**Exercise inputs:**
┄┄┄┄┄┄┄┄┄┄┄┄┄┄┄┄┄┄┄┄

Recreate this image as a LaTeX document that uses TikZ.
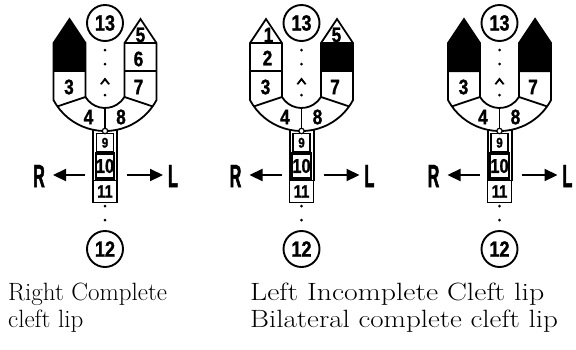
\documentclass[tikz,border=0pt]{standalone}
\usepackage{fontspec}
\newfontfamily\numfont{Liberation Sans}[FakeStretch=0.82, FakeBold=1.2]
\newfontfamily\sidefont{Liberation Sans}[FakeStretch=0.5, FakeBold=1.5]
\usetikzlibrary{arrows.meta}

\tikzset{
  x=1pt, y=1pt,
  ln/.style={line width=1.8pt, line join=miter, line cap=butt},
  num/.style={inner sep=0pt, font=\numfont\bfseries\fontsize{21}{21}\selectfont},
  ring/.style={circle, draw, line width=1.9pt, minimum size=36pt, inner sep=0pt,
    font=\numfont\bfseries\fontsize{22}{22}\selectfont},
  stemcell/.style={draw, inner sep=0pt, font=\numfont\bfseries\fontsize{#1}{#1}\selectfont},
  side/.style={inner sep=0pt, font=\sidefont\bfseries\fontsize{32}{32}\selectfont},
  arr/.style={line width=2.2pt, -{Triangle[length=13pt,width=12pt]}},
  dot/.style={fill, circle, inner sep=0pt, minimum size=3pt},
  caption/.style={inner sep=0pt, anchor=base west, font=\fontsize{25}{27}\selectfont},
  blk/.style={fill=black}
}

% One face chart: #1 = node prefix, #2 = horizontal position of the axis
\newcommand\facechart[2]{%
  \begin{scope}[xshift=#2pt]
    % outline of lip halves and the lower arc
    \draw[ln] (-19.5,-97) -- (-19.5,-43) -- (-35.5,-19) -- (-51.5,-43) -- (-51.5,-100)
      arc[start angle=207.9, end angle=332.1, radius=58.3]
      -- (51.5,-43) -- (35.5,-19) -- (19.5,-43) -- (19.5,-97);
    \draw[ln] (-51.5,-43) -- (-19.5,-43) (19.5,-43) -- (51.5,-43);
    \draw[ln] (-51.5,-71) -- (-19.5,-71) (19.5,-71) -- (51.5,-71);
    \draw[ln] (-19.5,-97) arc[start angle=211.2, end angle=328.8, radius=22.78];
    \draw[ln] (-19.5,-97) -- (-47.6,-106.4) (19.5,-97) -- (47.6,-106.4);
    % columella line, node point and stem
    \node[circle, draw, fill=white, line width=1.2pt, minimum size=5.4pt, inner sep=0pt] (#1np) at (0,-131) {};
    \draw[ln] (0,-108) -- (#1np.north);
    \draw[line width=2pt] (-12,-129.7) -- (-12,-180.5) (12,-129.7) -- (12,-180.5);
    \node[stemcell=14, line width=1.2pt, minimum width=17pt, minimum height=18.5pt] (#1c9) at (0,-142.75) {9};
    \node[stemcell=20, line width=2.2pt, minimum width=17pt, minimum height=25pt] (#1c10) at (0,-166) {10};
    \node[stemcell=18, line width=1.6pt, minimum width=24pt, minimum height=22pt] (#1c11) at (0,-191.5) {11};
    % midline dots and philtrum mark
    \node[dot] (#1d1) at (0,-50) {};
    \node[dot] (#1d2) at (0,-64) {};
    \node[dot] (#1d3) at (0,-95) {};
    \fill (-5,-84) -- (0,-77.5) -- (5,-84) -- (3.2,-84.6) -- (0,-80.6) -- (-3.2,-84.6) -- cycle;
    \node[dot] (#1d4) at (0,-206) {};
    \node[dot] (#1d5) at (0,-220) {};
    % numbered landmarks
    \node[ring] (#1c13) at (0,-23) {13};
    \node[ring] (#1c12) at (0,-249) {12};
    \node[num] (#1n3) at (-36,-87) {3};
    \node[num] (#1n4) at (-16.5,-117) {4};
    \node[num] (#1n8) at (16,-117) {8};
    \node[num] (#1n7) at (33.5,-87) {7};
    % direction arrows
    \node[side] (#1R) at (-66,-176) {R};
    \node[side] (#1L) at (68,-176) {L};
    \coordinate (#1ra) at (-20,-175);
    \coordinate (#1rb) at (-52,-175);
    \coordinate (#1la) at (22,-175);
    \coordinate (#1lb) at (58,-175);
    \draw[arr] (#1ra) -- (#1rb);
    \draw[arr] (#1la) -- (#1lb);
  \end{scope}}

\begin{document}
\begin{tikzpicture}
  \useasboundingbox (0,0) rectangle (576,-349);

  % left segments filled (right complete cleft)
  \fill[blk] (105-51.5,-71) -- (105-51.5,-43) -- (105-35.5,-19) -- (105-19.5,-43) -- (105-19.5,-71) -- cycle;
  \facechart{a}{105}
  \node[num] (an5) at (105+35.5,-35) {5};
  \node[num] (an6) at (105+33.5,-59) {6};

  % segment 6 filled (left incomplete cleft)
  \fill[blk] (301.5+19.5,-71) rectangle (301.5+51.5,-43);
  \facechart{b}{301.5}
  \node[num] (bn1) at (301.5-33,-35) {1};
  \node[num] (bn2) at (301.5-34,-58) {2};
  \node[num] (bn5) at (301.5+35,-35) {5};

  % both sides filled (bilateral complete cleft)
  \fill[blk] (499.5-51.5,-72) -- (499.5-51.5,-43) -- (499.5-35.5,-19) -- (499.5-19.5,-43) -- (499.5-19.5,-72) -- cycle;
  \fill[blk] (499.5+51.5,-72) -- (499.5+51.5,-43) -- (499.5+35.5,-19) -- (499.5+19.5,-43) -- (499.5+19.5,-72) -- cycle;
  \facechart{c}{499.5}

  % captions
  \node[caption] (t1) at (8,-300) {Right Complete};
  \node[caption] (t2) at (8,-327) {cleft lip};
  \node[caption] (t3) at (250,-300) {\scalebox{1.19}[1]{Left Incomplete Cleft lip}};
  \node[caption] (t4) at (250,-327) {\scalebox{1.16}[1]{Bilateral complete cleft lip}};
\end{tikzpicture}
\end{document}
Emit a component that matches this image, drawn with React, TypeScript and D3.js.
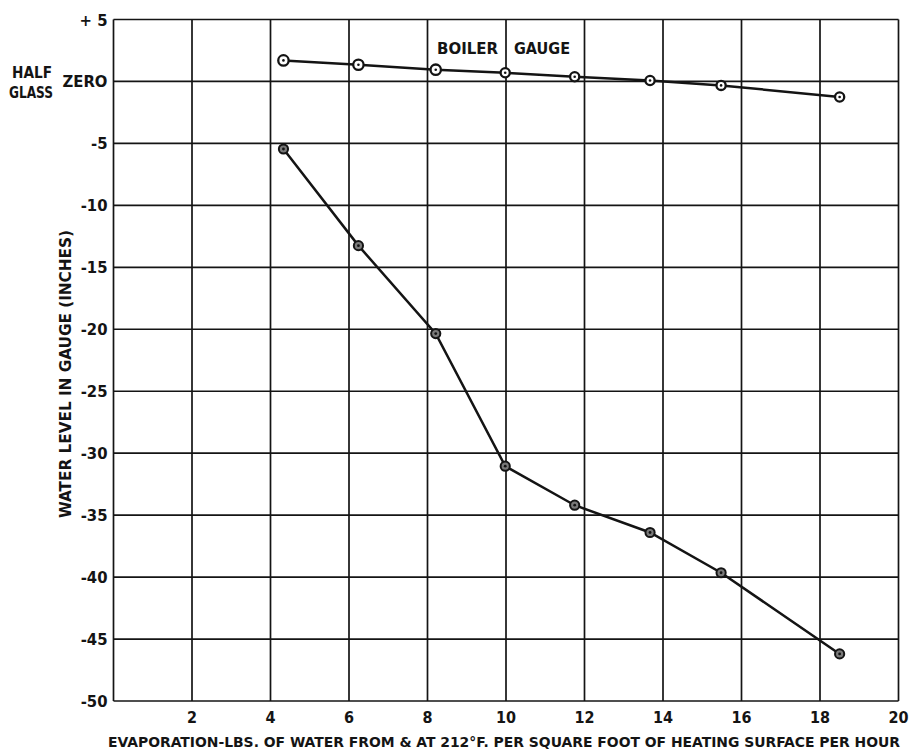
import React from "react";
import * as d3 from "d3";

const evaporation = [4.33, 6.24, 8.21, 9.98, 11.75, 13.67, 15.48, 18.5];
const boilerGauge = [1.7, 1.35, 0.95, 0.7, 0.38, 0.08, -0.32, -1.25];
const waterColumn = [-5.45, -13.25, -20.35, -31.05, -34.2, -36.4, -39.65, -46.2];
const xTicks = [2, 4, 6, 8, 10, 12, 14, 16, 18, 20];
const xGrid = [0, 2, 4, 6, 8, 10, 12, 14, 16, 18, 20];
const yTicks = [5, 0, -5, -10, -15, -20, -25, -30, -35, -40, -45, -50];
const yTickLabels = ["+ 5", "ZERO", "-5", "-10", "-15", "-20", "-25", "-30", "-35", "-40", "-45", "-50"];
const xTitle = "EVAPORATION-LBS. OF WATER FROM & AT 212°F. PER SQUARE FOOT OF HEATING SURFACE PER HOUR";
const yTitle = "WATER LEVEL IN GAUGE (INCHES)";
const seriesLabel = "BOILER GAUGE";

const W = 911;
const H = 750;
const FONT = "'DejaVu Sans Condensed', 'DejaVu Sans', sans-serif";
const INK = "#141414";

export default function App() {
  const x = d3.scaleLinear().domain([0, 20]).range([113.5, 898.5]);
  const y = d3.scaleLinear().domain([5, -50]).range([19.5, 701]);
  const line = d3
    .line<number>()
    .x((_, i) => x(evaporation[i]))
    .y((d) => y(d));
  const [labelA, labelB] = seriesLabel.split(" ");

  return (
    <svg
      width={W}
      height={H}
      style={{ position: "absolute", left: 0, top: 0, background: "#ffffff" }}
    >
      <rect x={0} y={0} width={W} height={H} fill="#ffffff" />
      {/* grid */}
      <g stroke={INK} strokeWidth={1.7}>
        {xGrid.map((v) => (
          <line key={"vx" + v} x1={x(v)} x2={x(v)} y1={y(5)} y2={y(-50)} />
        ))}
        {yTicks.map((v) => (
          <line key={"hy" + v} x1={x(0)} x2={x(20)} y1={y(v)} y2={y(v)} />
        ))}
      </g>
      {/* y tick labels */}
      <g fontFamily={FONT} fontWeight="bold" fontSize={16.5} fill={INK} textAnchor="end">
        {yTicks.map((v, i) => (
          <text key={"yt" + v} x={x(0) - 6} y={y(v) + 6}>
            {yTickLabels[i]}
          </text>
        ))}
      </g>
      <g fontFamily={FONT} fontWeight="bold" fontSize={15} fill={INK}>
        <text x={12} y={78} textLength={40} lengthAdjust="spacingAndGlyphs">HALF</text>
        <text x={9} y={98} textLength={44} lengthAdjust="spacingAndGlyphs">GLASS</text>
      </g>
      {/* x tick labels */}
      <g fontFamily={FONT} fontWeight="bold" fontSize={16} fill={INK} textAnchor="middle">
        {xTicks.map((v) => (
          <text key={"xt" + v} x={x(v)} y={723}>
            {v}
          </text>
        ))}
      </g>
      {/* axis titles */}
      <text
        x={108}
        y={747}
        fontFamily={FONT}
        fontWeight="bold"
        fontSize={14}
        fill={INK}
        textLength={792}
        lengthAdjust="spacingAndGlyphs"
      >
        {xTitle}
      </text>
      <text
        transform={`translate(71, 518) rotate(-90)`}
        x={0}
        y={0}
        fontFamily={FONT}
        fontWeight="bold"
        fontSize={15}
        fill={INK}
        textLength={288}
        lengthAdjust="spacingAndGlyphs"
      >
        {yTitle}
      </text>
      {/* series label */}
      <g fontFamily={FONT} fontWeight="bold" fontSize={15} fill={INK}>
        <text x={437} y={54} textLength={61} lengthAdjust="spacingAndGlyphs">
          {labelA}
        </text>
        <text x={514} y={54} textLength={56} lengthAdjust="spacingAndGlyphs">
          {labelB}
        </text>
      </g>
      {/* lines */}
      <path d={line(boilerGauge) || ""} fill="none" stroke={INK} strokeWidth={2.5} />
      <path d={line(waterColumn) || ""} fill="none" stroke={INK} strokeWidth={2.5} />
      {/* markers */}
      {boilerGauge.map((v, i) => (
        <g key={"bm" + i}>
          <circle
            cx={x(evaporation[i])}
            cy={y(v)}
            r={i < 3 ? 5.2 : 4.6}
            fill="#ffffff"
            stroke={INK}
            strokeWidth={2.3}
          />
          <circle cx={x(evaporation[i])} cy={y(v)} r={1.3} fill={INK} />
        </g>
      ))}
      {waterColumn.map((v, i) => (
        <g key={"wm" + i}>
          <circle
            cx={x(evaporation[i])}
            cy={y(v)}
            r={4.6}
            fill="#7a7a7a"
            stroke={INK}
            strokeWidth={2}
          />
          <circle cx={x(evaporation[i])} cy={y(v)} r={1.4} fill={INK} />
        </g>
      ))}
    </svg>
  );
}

┄┄┄┄┄┄┄┄┄┄┄┄┄┄┄┄┄┄┄┄

**Problem details:** Write out word for word the lines above that run from the one with "Emit a component" to the one with "const [labelA, labelB]". Include both end lines; exclude the images.

**Full output:**
Emit a component that matches this image, drawn with React, TypeScript and D3.js.
import React from "react";
import * as d3 from "d3";

const evaporation = [4.33, 6.24, 8.21, 9.98, 11.75, 13.67, 15.48, 18.5];
const boilerGauge = [1.7, 1.35, 0.95, 0.7, 0.38, 0.08, -0.32, -1.25];
const waterColumn = [-5.45, -13.25, -20.35, -31.05, -34.2, -36.4, -39.65, -46.2];
const xTicks = [2, 4, 6, 8, 10, 12, 14, 16, 18, 20];
const xGrid = [0, 2, 4, 6, 8, 10, 12, 14, 16, 18, 20];
const yTicks = [5, 0, -5, -10, -15, -20, -25, -30, -35, -40, -45, -50];
const yTickLabels = ["+ 5", "ZERO", "-5", "-10", "-15", "-20", "-25", "-30", "-35", "-40", "-45", "-50"];
const xTitle = "EVAPORATION-LBS. OF WATER FROM & AT 212°F. PER SQUARE FOOT OF HEATING SURFACE PER HOUR";
const yTitle = "WATER LEVEL IN GAUGE (INCHES)";
const seriesLabel = "BOILER GAUGE";

const W = 911;
const H = 750;
const FONT = "'DejaVu Sans Condensed', 'DejaVu Sans', sans-serif";
const INK = "#141414";

export default function App() {
  const x = d3.scaleLinear().domain([0, 20]).range([113.5, 898.5]);
  const y = d3.scaleLinear().domain([5, -50]).range([19.5, 701]);
  const line = d3
    .line<number>()
    .x((_, i) => x(evaporation[i]))
    .y((d) => y(d));
  const [labelA, labelB] = seriesLabel.split(" ");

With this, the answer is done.